The concept of a "security zone" in southern Lebanon is not new. Israel occupied southern Lebanon for eighteen years, from 1982 until 2000, after initially invading in response to cross-border attacks. By 1985, Israel had withdrawn to a border region it designated a "security zone" roughly along the Litani River, where it maintained proxy forces and limited IDF presence for the next fifteen years.
The historical record on that earlier occupation offers little precedent for optimism. According to Jessica Genauer, associate professor of international relations at the University of NSW, the Israeli objective to create a "security buffer" in Lebanon dates back decades, punctuated with moments of outright war. Despite maintaining the security zone throughout the 1980s and 1990s, Hezbollah continually expanded its military capabilities and rocket arsenal. By the time Israel withdrew in 2000, Hezbollah was strong enough to assume effective control of the vacated territory. The security zone ultimately failed its stated purpose: preventing attacks on Israel's northern communities.
The humanitarian cost of the current operation has prompted serious international concern. Human Rights Watch has raised alarm at Israeli officials' statements threatening to impose the same level of destruction in Lebanon as inflicted in Gaza, citing evacuation orders covering areas where hundreds of thousands of civilians reside. The UN Office of the High Commissioner for Human Rights warned that mass evacuation orders may amount to forced displacement, prohibited under international humanitarian law. The Lebanese health ministry reports that 51 healthcare workers have been killed since March 2.
Netanyahu's decision presents Israel with a genuine strategic challenge. Hezbollah, though significantly degraded by Israeli air strikes, retains the ability to launch rockets and conduct ground operations. The Iran-backed group has signalled it will resist any Israeli attempt to permanently hold Lebanese territory. Ground operations carry inherent costs and risks; Israel has reported four soldiers killed in southern Lebanon fighting so far.
Yet the historical experience also suggests that holding territory indefinitely becomes economically and politically costly. The public support for Lebanon operations in Israel appears fragile. The political pressure on Netanyahu to conclude the campaign may be as significant as the military one.
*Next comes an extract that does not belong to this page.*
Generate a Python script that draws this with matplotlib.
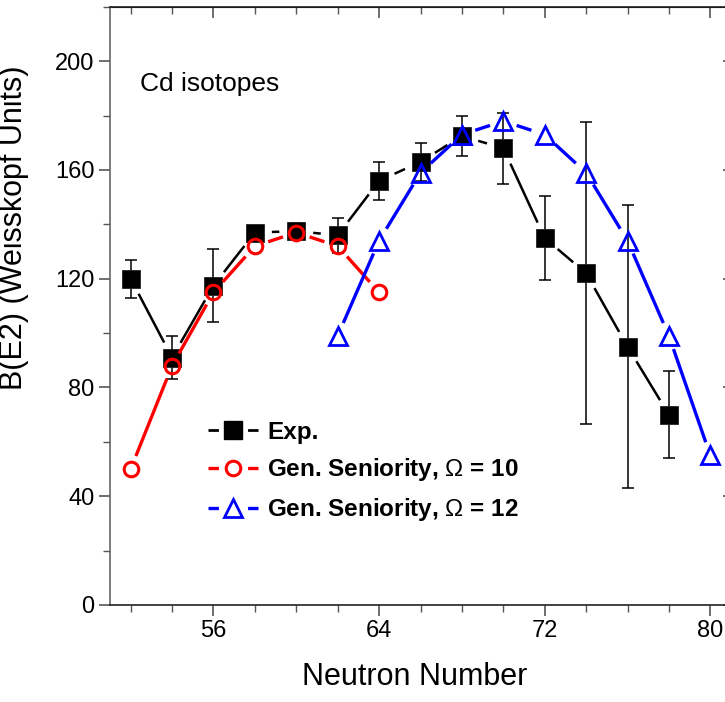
import numpy as np
import matplotlib
matplotlib.use("Agg")
import matplotlib.pyplot as plt
from matplotlib.ticker import MultipleLocator
from matplotlib.lines import Line2D

plt.rcParams["font.family"] = "Liberation Sans"
plt.rcParams["mathtext.fontset"] = "custom"
plt.rcParams["mathtext.rm"] = "Liberation Sans"
plt.rcParams["mathtext.bf"] = "Liberation Sans:bold"
plt.rcParams["lines.scale_dashes"] = False

# measured B(E2) values for Cd isotopes
n_exp = [52, 54, 56, 58, 60, 62, 64, 66, 68, 70, 72, 74, 76, 78]
be2_exp = [120, 91, 117.5, 137, 137.5, 136, 156, 163, 172.5, 168, 135, 122, 95, 70]
err_exp = [7, 8, 13.5, 2, 3, 6.5, 7, 7, 7.5, 13, 15.5, 55.5, 52, 16]

# generalized seniority, Omega = 10
n_gs10 = [52, 54, 56, 58, 60, 62, 64]
be2_gs10 = [50, 88, 115, 132, 137, 132, 115]

# generalized seniority, Omega = 12
n_gs12 = [62, 64, 66, 68, 70, 72, 74, 76, 78, 80]
be2_gs12 = [99, 134, 159, 173, 178, 173, 159, 134, 99, 55]

fig = plt.figure(figsize=(7.25, 7.02), dpi=100)
ax = fig.add_axes([0.1517, 0.1382, 0.8566, 0.852])
ax.set_xlim(51, 81)
ax.set_ylim(0, 220)


def gapped_line(x, y, gap, **kw):
    # Origin-style line: each segment stops short of the markers
    pts = ax.transData.transform(np.column_stack([x, y]))
    inv = ax.transData.inverted()
    for p, q in zip(pts[:-1], pts[1:]):
        d = q - p
        u = d / np.hypot(*d)
        seg = inv.transform([p + u * gap, q - u * gap])
        ax.plot(seg[:, 0], seg[:, 1], solid_capstyle="butt", **kw)


gapped_line(n_exp, be2_exp, 17, color="black", lw=1.8, zorder=2)
ax.errorbar(n_exp, be2_exp, yerr=err_exp, fmt="none", ecolor="black",
            elinewidth=1.1, capsize=4, capthick=1.1, zorder=3)
ax.plot(n_exp, be2_exp, ls="none", marker="s", ms=13, mfc="black",
        mec="#222222", mew=0.6, zorder=4)

gapped_line(n_gs10, be2_gs10, 14, color="red", lw=2.4, zorder=5)
ax.plot(n_gs10, be2_gs10, ls="none", marker="o", ms=10.5, mfc="none",
        mec="red", mew=2.2, zorder=6)

gapped_line(n_gs12, be2_gs12, 14, color="blue", lw=2.4, zorder=7)
ax.plot(n_gs12, be2_gs12, ls="none", marker="^", ms=12.5, mfc="none",
        mec="blue", mew=2.0, zorder=8)

# ticks: outward on bottom/left, inward mirrors on top/right
ax.xaxis.set_major_locator(MultipleLocator(8))
ax.xaxis.set_minor_locator(MultipleLocator(2))
ax.yaxis.set_major_locator(MultipleLocator(40))
ax.yaxis.set_minor_locator(MultipleLocator(20))
ax.tick_params(which="major", direction="out", length=8, width=1.2,
               color="#555555", labelsize=17, pad=3)
ax.tick_params(which="minor", direction="out", length=5, width=1.0,
               color="#555555")
for side in ["top", "right", "bottom"]:
    ax.spines[side].set_color("#222222")
    ax.spines[side].set_linewidth(1.2)
ax.spines["left"].set_color("#666666")
ax.spines["left"].set_linewidth(1.2)

top = ax.secondary_xaxis("top")
top.xaxis.set_major_locator(MultipleLocator(8))
top.xaxis.set_minor_locator(MultipleLocator(2))
top.tick_params(which="major", direction="in", length=8, width=1.2,
                color="#555555", labeltop=False)
top.tick_params(which="minor", direction="in", length=5, width=1.0,
                color="#555555")
right = ax.secondary_yaxis("right")
right.yaxis.set_major_locator(MultipleLocator(40))
right.yaxis.set_minor_locator(MultipleLocator(20))
right.tick_params(which="major", direction="in", length=6, width=1.2,
                  color="#555555", labelright=False)
right.tick_params(which="minor", direction="in", length=3, width=1.0,
                  color="#555555")

ax.set_xlabel("Neutron Number", fontsize=22)
ax.set_ylabel("B(E2) (Weisskopf Units)", fontsize=22)
ax.xaxis.set_label_coords(0.49, -0.095)
ax.yaxis.set_label_coords(-0.13, 0.63)

ax.text(0.048, 0.871, "Cd isotopes", transform=ax.transAxes, fontsize=19,
        va="center", ha="left")


# legend handles: short line pieces with a gap around the marker
def handle(color, lw, **mk):
    ln = Line2D([], [], color=color, lw=lw, dashes=(7.5, 21))
    m = Line2D([], [], ls="none", color=color, **mk)
    return (ln, m)


handles = [
    handle("black", 2.0, marker="s", ms=13, mfc="black", mec="black"),
    handle("red", 2.4, marker="o", ms=10.5, mfc="none", mec="red", mew=2.2),
    handle("blue", 2.4, marker="^", ms=12.5, mfc="none", mec="blue", mew=2.0),
]
labels = [
    "Exp.",
    r"Gen. Seniority, $\mathrm{Ω}$ = 10",
    r"Gen. Seniority, $\mathrm{Ω}$ = 12",
]
ax.legend(handles, labels, loc="upper left", bbox_to_anchor=(0.158, 0.308),
          frameon=False, prop={"size": 17.5, "weight": "bold"},
          handlelength=2.05, handletextpad=0.37,
          labelspacing=0.52, borderpad=0, borderaxespad=0, numpoints=1)

fig.savefig("out.png", dpi=100)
Without a clear exit strategy, a new security zone risks becoming a similar open-ended commitment to the previous occupation.
The ceasefire framework that existed just weeks ago, imperfect as it was, represented an attempt to compartmentalise the Lebanon conflict while the broader US-Israeli war with Iran continued. Its collapse leaves the region more volatile and Lebanon facing humanitarian catastrophe. Whether Netanyahu's expanded security zone represents a temporary measure to degrade Hezbollah's capabilities or the beginning of another prolonged occupation remains unclear. What is clear is that the strategy depends on assumptions that the past eighteen years of occupation suggest may not hold.